興王隻在談笑中。直至如今千載後,誰與争功!
——宋·王安石《浪淘沙令·伊呂兩衰翁》
呂尚和伊尹兩位老人,一位曾是江上漁翁,一位則是躬耕傭工,如果就此一生,那他們也就籍籍無名,老死山野了。然而他們卻幸運地與成湯、姬昌相遇,明君與賢士,成就了一場完美的風雲際會。談笑之間就有了成湯、西周的幾十年清明興盛。
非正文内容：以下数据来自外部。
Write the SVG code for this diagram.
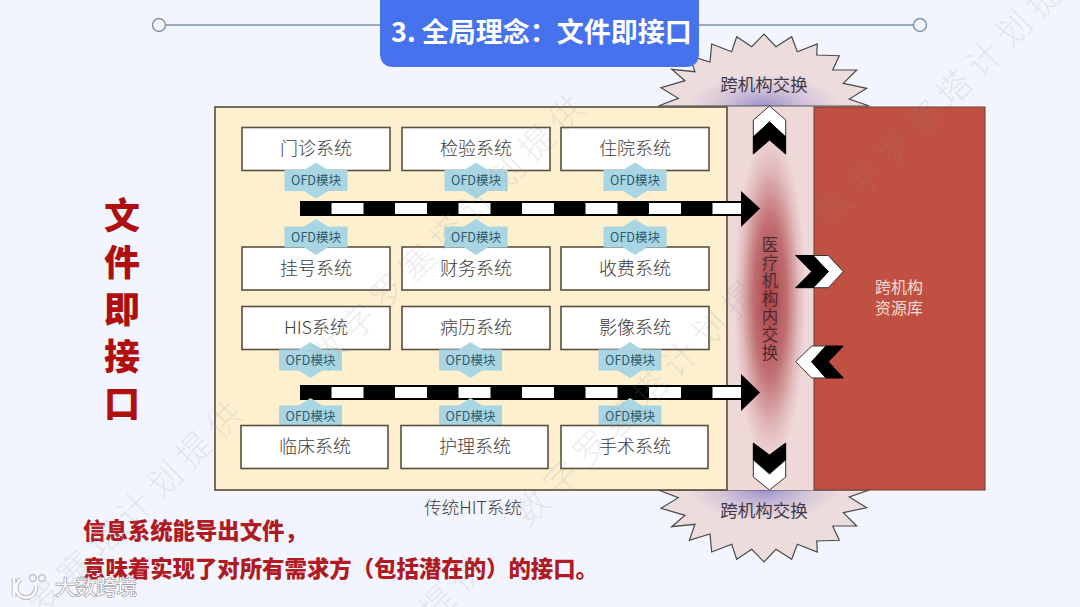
<svg xmlns="http://www.w3.org/2000/svg" width="1080" height="607" viewBox="0 0 1080 607">
<style>
text{font-family:"Noto Sans CJK SC","Liberation Sans",sans-serif}
.sys{fill:#fff;stroke:#5a5040;stroke-width:1.6}
.st{font-size:18px;fill:#3c3c3c;text-anchor:middle;font-weight:300}
.ofd{fill:#a9d6e2}
.ot{font-size:12.5px;fill:#2d5a6c;text-anchor:middle}
.wm{font-size:34px;fill:#8a8a8a;opacity:.15;letter-spacing:8px;font-weight:300}
.ch-k{fill:#000;stroke:#000;stroke-width:1}
.ch-w{fill:#fff;stroke:#333;stroke-width:1}
</style>
<defs>
<radialGradient id="gT" gradientUnits="userSpaceOnUse" cx="764" cy="106" r="75" gradientTransform="translate(764 106) scale(1 .42) translate(-764 -106)">
<stop offset="0" stop-color="#9c93cc"/><stop offset=".55" stop-color="#d3c3d8"/><stop offset="1" stop-color="#ecdcdc"/>
</radialGradient>
<radialGradient id="gB" gradientUnits="userSpaceOnUse" cx="764" cy="490" r="75" gradientTransform="translate(764 490) scale(1 .42) translate(-764 -490)">
<stop offset="0" stop-color="#9c93cc"/><stop offset=".55" stop-color="#d3c3d8"/><stop offset="1" stop-color="#ecdcdc"/>
</radialGradient>
<radialGradient id="gM" gradientUnits="userSpaceOnUse" cx="770" cy="298" r="100" gradientTransform="translate(770 298) scale(.36 1.65) translate(-770 -298)">
<stop offset="0" stop-color="#ae4248"/><stop offset=".45" stop-color="#bf6c70"/><stop offset=".8" stop-color="#e2bcbd"/><stop offset="1" stop-color="#efd8d8"/>
</radialGradient>
<polygon id="ofdT" points="-31.5,-10.5 -12,-10.5 0,-18 12,-10.5 31.5,-10.5 31.5,10.5 12,10.5 0,18 -12,10.5 -31.5,10.5"/>
</defs>
<rect width="1080" height="607" fill="#f3f5fe"/>
<g id="header">
<line x1="159" y1="25" x2="920" y2="25" stroke="#7d8fa8" stroke-width="1.4"/>
<circle cx="159" cy="25" r="6.5" fill="#f3f5fe" stroke="#7d8fa8" stroke-width="1.4"/>
<circle cx="920" cy="25" r="6.5" fill="#f3f5fe" stroke="#7d8fa8" stroke-width="1.4"/>
</g>
<g id="star-top">
<polygon points="658.3,106 678.3,98.3 661,87.7 685,80.7 671.7,69.3 695,71.7 689.3,55.7 710,62 711.7,44 731.7,51.7 736.7,36.7 751.7,46.7 764,34 776,46.7 791.7,36.7 797.3,51.7 817.3,44 816.7,55 839.3,55.7 832.7,70 856.7,70 843.3,83.3 866.7,88.3 849.3,99 869.3,106" fill="url(#gT)" stroke="#4a4a4a" stroke-width="1.2"/>
<text x="764" y="91" text-anchor="middle" font-size="17.5" fill="#3f3a4a">跨机构交换</text>
</g>
<g id="star-bottom">
<polygon points="658.3,490 678.3,497.7 661,508.3 685,515.3 671.7,526.7 695,524.3 689.3,540.3 710,534 711.7,552 731.7,544.3 736.7,559.3 751.7,549.3 764,562 776,549.3 791.7,559.3 797.3,544.3 817.3,552 816.7,541 839.3,540.3 832.7,526 856.7,526 843.3,512.7 866.7,507.7 849.3,497 869.3,490" fill="url(#gB)" stroke="#4a4a4a" stroke-width="1.2"/>
<text x="764" y="517" text-anchor="middle" font-size="17.5" fill="#3f3a4a">跨机构交换</text>
</g>
<g id="title">
<path d="M380 0H699V53Q699 67 685 67H394Q380 67 380 53Z" fill="#4672ee"/>
<text x="391" y="42" font-size="27" font-weight="700" fill="#fff">3. 全局理念：文件即接口</text>
</g>
<g id="exchange">
<rect x="727" y="107" width="87" height="383" fill="url(#gM)"/>
<text font-size="16.5" fill="#4a2a30" text-anchor="middle">
<tspan x="770" y="251">医</tspan><tspan x="770" y="269">疗</tspan><tspan x="770" y="287">机</tspan><tspan x="770" y="305">构</tspan><tspan x="770" y="323">内</tspan><tspan x="770" y="341">交</tspan><tspan x="770" y="359">换</tspan>
</text>
</g>
<g id="hit">
<rect x="215" y="107" width="512" height="383" fill="#fdf0cf" stroke="#554c3c" stroke-width="1.6"/>
<text x="473" y="514" text-anchor="middle" font-size="17.5" fill="#3c3c3c" font-weight="300">传统HIT系统</text>
</g>
<g id="resource">
<rect x="814" y="107" width="171" height="383" fill="#c05142" stroke="#6a3a30" stroke-width="1"/>
<text text-anchor="middle" font-size="16" fill="#f4dcd2"><tspan x="899" y="293">跨机构</tspan><tspan x="899" y="314">资源库</tspan></text>
</g>
<g id="n1"><rect class="sys" x="242" y="127.5" width="148" height="43"/><text class="st" x="316" y="155">门诊系统</text></g>
<g id="n2"><rect class="sys" x="402" y="127.5" width="148" height="43"/><text class="st" x="476" y="155">检验系统</text></g>
<g id="n3"><rect class="sys" x="561" y="127.5" width="148" height="43"/><text class="st" x="635" y="155">住院系统</text></g>
<g id="n4"><rect class="sys" x="242" y="247" width="148" height="43"/><text class="st" x="316" y="274.5">挂号系统</text></g>
<g id="n5"><rect class="sys" x="402" y="247" width="148" height="43"/><text class="st" x="476" y="274.5">财务系统</text></g>
<g id="n6"><rect class="sys" x="561" y="247" width="148" height="43"/><text class="st" x="635" y="274.5">收费系统</text></g>
<g id="n7"><rect class="sys" x="242" y="306.5" width="148" height="43"/><text class="st" x="316" y="334">HIS系统</text></g>
<g id="n8"><rect class="sys" x="402" y="306.5" width="148" height="43"/><text class="st" x="476" y="334">病历系统</text></g>
<g id="n9"><rect class="sys" x="561" y="306.5" width="148" height="43"/><text class="st" x="635" y="334">影像系统</text></g>
<g id="connectors">
<g id="bus1">
<rect x="300" y="201" width="441" height="15"/>
<g fill="#fff"><rect x="331.5" y="203" width="32" height="11"/><rect x="395" y="203" width="32" height="11"/><rect x="458.5" y="203" width="32" height="11"/><rect x="522" y="203" width="32" height="11"/><rect x="585.5" y="203" width="32" height="11"/><rect x="649" y="203" width="32" height="11"/><rect x="712.5" y="203" width="28.5" height="11"/></g>
<polygon points="741,191 760,208.5 741,227"/>
</g>
<g id="bus2">
<rect x="300" y="385" width="441" height="15"/>
<g fill="#fff"><rect x="331.5" y="387" width="32" height="11"/><rect x="395" y="387" width="32" height="11"/><rect x="458.5" y="387" width="32" height="11"/><rect x="522" y="387" width="32" height="11"/><rect x="585.5" y="387" width="32" height="11"/><rect x="649" y="387" width="32" height="11"/><rect x="712.5" y="387" width="28.5" height="11"/></g>
<polygon points="741,374 760,392.5 741,411"/>
</g>
<g id="chev-up"><polygon class="ch-w" points="769.5,106 785.7,120 785.7,137 769.5,122 753.3,137 753.3,120"/><polygon class="ch-k" points="769.5,122 785.7,137 785.7,154 769.5,140 753.3,154 753.3,137"/></g>
<g id="chev-down"><polygon class="ch-k" points="769.5,455 785.7,443 785.7,460 769.5,474 753.3,460 753.3,443"/><polygon class="ch-w" points="769.5,474 785.7,460 785.7,477 769.5,490 753.3,477 753.3,460"/></g>
<g id="chev-right"><polygon class="ch-w" points="813,255.5 828.3,255.5 843.3,271.7 828.3,287.7 813,287.7 828.3,271.7"/><polygon class="ch-k" points="795.7,255.5 813,255.5 828.3,271.7 813,287.7 795.7,287.7 811.7,271.7"/></g>
<g id="chev-left"><polygon class="ch-w" points="795.7,361.7 811.7,346 826,346 811.7,361.7 826,378 811.7,378"/><polygon class="ch-k" points="826,346 843.3,346 828.3,361.7 843.3,378 826,378 811.7,361.7"/></g>
</g>
<g id="ofd-row1"><use href="#ofdT" class="ofd" x="316" y="180.5"/><text class="ot" x="316" y="185">OFD模块</text><use href="#ofdT" class="ofd" x="476" y="180.5"/><text class="ot" x="476" y="185">OFD模块</text><use href="#ofdT" class="ofd" x="635" y="180.5"/><text class="ot" x="635" y="185">OFD模块</text></g>
<g id="ofd-row2"><use href="#ofdT" class="ofd" x="316" y="237"/><text class="ot" x="316" y="241.5">OFD模块</text><use href="#ofdT" class="ofd" x="476" y="237"/><text class="ot" x="476" y="241.5">OFD模块</text><use href="#ofdT" class="ofd" x="635" y="237"/><text class="ot" x="635" y="241.5">OFD模块</text></g>
<g id="ofd-row3"><use href="#ofdT" class="ofd" x="310.5" y="360"/><text class="ot" x="310.5" y="364.5">OFD模块</text><use href="#ofdT" class="ofd" x="470.5" y="360"/><text class="ot" x="470.5" y="364.5">OFD模块</text><use href="#ofdT" class="ofd" x="630" y="360"/><text class="ot" x="630" y="364.5">OFD模块</text></g>
<g id="ofd-row4"><use href="#ofdT" class="ofd" x="310.5" y="416"/><text class="ot" x="310.5" y="420.5">OFD模块</text><use href="#ofdT" class="ofd" x="470.5" y="416"/><text class="ot" x="470.5" y="420.5">OFD模块</text><use href="#ofdT" class="ofd" x="630" y="416"/><text class="ot" x="630" y="420.5">OFD模块</text></g>
<g id="n10"><rect class="sys" x="241" y="425.5" width="147" height="43"/><text class="st" x="315" y="453">临床系统</text></g>
<g id="n11"><rect class="sys" x="401" y="425.5" width="147" height="43"/><text class="st" x="475" y="453">护理系统</text></g>
<g id="n12"><rect class="sys" x="561" y="425.5" width="147" height="43"/><text class="st" x="635" y="453">手术系统</text></g>
<g id="side-label" font-size="36" font-weight="900" fill="#b00f0f" text-anchor="middle">
<text x="122" y="229">文</text><text x="122" y="276">件</text><text x="122" y="323">即</text><text x="122" y="370">接</text><text x="122" y="417">口</text>
</g>
<g id="note" font-size="22.4" font-weight="900" fill="#b01a22">
<text x="83" y="539">信息系统能导出文件，</text>
<text x="83" y="577">意味着实现了对所有需求方（包括潜在的）的接口。</text>
</g>
<g id="watermarks">
<text class="wm" transform="translate(832 228) rotate(-45)">数字罗塞塔计划提供</text>
<text class="wm" transform="translate(325 372) rotate(-45)">数字罗塞塔计划提供</text>
<text class="wm" transform="translate(528 528) rotate(-45)">数字罗塞塔计划提供</text>
<text class="wm" transform="translate(42 619) rotate(-45)">罗塞塔计划提供</text>
<text class="wm" transform="translate(434 624) rotate(-45)">提供</text>
</g>
<g id="logo">
<text x="55" y="595" font-size="20.5" fill="#fafafd" stroke="#a0a0a8" stroke-width="1.4" paint-order="stroke">大数跨境</text>
<g fill="none" stroke="#b0b0b8" stroke-width="4.5"><path d="M14 578V597M36 586a10 10 0 1 1-15-7"/></g>
<g fill="none" stroke="#fafafd" stroke-width="2.8"><path d="M14 578V597M36 586a10 10 0 1 1-15-7"/></g>
<circle cx="33" cy="578" r="3.4" fill="none" stroke="#c8c8d0" stroke-width="1.6"/><circle cx="42" cy="578" r="3.4" fill="none" stroke="#c8c8d0" stroke-width="1.6"/>
</g>
</svg>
現在幾千年過去了,又有幾人能和他們一争高下?這就是千裡馬和伯樂的經典傳奇,王安石覺得自己和神宗或許也能将他們的故事延續。
王安石充滿了激情和鬥志,以為按着自己的想法,不久将換來大宋的風調雨順、國泰民安。可是,夢想很豐滿,現實往往相當骨感。熙甯變法,出發點是好的,内容也是科學的,但是上傳下達,到末端,卻已經離初衷很遠。再加上,新法觸動了保守官員的利益,遭到了很多保守派的反對,變法以失敗告終。
熙甯七年四月,王安石罷相,改任江甯知府。
登臨送目,正故國晚秋,天氣初肅。
千裡澄江似練,翠峰如簇。
歸帆去棹殘陽裡,背西風,酒旗斜矗。
彩舟雲淡,星河鹭起,畫圖難足。
念往昔,繁華競逐,歎門外樓頭,悲恨相續。
千古憑高對此,謾嗟榮辱。
六朝舊事随流水,但寒煙衰草凝綠。
至今商女,時時猶唱,後庭遺曲。
——宋·王安石《桂枝香·金陵懷古》
本以為能跟随明主大展宏圖,沒想到失望而歸,王安石心中有說不出的惆怅。
金陵晚秋,寒煙衰草,一派蕭殺。殘陽裡,他登臨遠眺,隻見澄江千裡如練,峰巒層疊,曾經繁華的六朝故都,隻剩下後庭遺曲,在緩緩流淌的水面上回蕩。
他的心也是蕭瑟的。
一年後,他再次拜相,可朝堂早已物是人非,新法難以繼續。
京口瓜洲一水間,鐘山隻隔數重山。
春風又綠江南岸,明月何時照我還?
——宋·王安石《泊船瓜洲》
年過半百的王安石,對于再次進入朝堂中心地帶,并沒有多少喜悅,而是有着淡淡的隐憂。短短一年多,區區一水相隔,卻早已變換了風雲。
又一年後,兒子王雱病逝,傷心加上失望,讓他決定再次辭相,前去江甯。
從此以後,王安石再未踏入大宋權力中心,直到元祐元年四月初六,溘然病逝,享年六十六歲。
别館寒砧,孤城畫角,一派秋聲入寥廓。
東歸燕從海上去,南來雁向沙頭落。
楚台風,庾樓月,宛如昨。
無奈被些名利縛,無奈被他情擔閣,可惜風流總閑卻。
當初漫留華表語,而今誤我秦樓約。
夢闌時,酒醒後,思量着。
——宋·王安石《千秋歲引·秋景》
他沒有了初入朝堂的慷慨豪壯,沒有了變法時的躊躇滿志,如今的他像深秋的一首清曲,帶着一絲輕寒,一點落寞。
有人說他是能臣,有人言他為奸邪,功過是非,誰能評斷?但黃庭堅曾評價他說,“真視富貴如浮雲,不溺于财利酒色,一世偉人也!”